I mean, it is perfectly natural for you to have close, intimate working relationships with a male coworker Or two.
Anyway, I'm feeling very good about us and, um, just very centered, very connected to my inner core of confidence.
But what about my boyfriend? Nick doesn't deserve you.
You're right.
You're much more of a man than he is.
Aah! See! I knew I wasn't good enough to keep you.
Why couldn't you just admit that you you You were taking a cpr class.
Well, um Don't don't let me interrupt.
Carry on! Friend of yours? I guess that display was pretty pathetic.
That was light-years beyond pathetic.
It was the salute, wasn't it? I can't blame you for not liking me right now.
I don't like me right now.
I wish there was something else I could say to you to convince you you're a terrific guy, but you don't believe it yourself, and I can't keep trying.
You're you're just a little too nutty.
I'm sorry.
Dr.
howser? Dr.
canfield, what can you tell us? Please, please, I have a brief statement.
Then I'll take your questions.
One of the first things they teach you in medical school is when you see hoofprints, think horses, not zebras.
This means rule out the ordinary before chasing after the extraordinary.
In my zeal to live up to my status as a genius, I went off in search of a few major zebras.
Uh, unfortunately, it contributed to a variety of rumors, and I apologize for that.
Kelly Phillips has the measles.
What? The measles? That's it?

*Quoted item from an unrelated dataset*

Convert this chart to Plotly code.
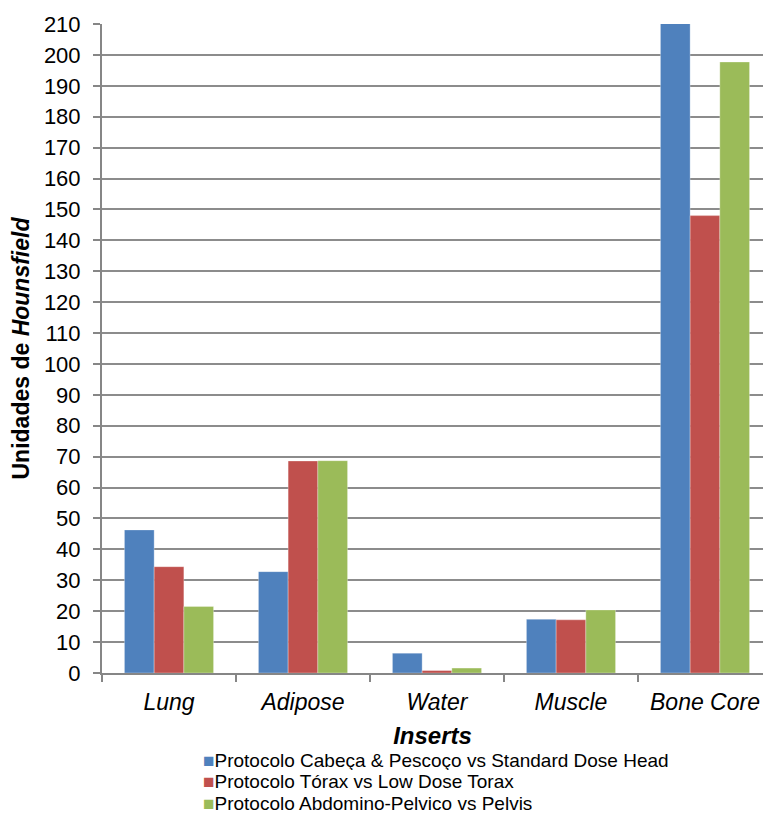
import plotly.graph_objects as go

# Hounsfield units measured for each insert, per acquisition protocol
inserts = ["Lung", "Adipose", "Water", "Muscle", "Bone Core"]
cabeca_pescoco = [46.3, 32.8, 6.4, 17.4, 214.0]
torax = [34.4, 68.6, 0.8, 17.2, 148.0]
abdomino_pelvico = [21.5, 68.7, 1.6, 20.4, 197.7]

series_names = [
    "Protocolo Cabeça & Pescoço vs Standard Dose Head",
    "Protocolo Tórax vs Low Dose Torax",
    "Protocolo Abdomino-Pelvico vs Pelvis",
]
series_values = [cabeca_pescoco, torax, abdomino_pelvico]
series_colors = ["#4F81BD", "#C0504D", "#9BBB59"]

y_ticks = list(range(0, 211, 10))

FONT = "Liberation Sans, Arial, sans-serif"

fig = go.Figure()
for name, vals, col in zip(series_names, series_values, series_colors):
    fig.add_trace(go.Bar(
        x=inserts, y=vals, name=name, showlegend=False,
        marker=dict(color=col, line=dict(color="rgba(255,255,255,0.5)", width=0.6)),
    ))

# Compact legend below the x-axis title: one line per series
legend_top = -0.135      # paper y of the first legend row
legend_step = 0.0328     # row spacing in paper units
for i, (name, col) in enumerate(zip(series_names, series_colors)):
    fig.add_annotation(
        xref="paper", yref="paper", x=0.152, y=legend_top - i * legend_step,
        xanchor="left", yanchor="middle", showarrow=False,
        height=19, borderpad=0, valign="middle",
        text=f"<span style='color:{col}'>■</span>{name}",
        font=dict(size=19, family=FONT, color="black"),
    )

fig.update_layout(
    width=763, height=813,
    margin=dict(l=102, r=0, t=24, b=140, autoexpand=False),
    paper_bgcolor="white", plot_bgcolor="white",
    barmode="group", bargap=0.335, bargroupgap=0,
    font=dict(family=FONT, color="black"),
    showlegend=False,
)

fig.update_xaxes(
    type="category", range=[-0.5, 4.433],
    showline=True, linecolor="#868686", linewidth=2,
    ticks="outside", tickson="boundaries", ticklen=7, tickwidth=2, tickcolor="#868686",
    tickfont=dict(size=23, family=FONT, style="italic"),
    ticklabelstandoff=7,
    showgrid=False,
    title=dict(text="<b><i>Inserts</i></b>", font=dict(size=24, family=FONT), standoff=14),
)

fig.update_yaxes(
    range=[0, 210], tickvals=y_ticks,
    showline=True, linecolor="#868686", linewidth=2,
    ticks="outside", ticklen=7, tickwidth=2, tickcolor="#868686",
    tickfont=dict(size=22, family=FONT),
    ticklabelstandoff=8,
    showgrid=True, gridcolor="#8C8C8C", gridwidth=2,
    zeroline=False,
    title=dict(text="<b>Unidades de <i>Hounsfield</i></b>",
               font=dict(size=23, family=FONT), standoff=8),
)

fig.write_html("out.html")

What took you so long? Well, I've never seen measles before.
Actually, neither have most doctors.
An aggressive immunization campaign in the late fifties pretty much eradicated measles in this country, but Kelly is part of a growing epidemic of people whose immunity has waned since childhood due to a less-than-effective batch of vaccines.
If you're around Kelly's age, we'd be happy to revaccinate you here at eastman free of charge.
The credit for the diagnosis should go to one of our housekeepers, Joyce So, vin, did I look like a complete idiot? Oh, you were wonderful, doog.
I'm very happy for you.
I'm sorry about Laura, vin.
Yeah, well, you should be sorry.
You failed to mention that after my first sexual experience, I'd be temporarily insane.
Somehow I don't think that would have stopped you.
Oh, good point.
What was I thinking of? Vin, you've been through a lot these past few months Moving out, your house being sold, your parents' divorce.
That's enough to make anyone a little insecure.
Yeah, I guess you're right.
I mean, it's kind of hard to trust a six-week relationship after watching one that lasted 30 years fall apart.
You should talk to someone.
I'm talking to you.
No, I'm talking about a professional.
What, you mean like a shrink? You should try and work this thing out.
I don't know, doog.
It seems kind of drastic.
A lot of kids our age go to therapists.
It's nothing to be ashamed of.
Maybe I could call that Dr.
Greenberg guy.
Maybe he'd cut me a break, seeing as I'm your friend.
You know, doog, life is so full of those bitter ironies.
I mean, think about it.
If I hadn't been with Laura, I might still be with Laura.
I'm not a casual-sex guy.
I'm more of a commitment guy.
I just pray I don't have to wait another 19 years before I get to commit again.
Say a little prayer for me, will you, doog?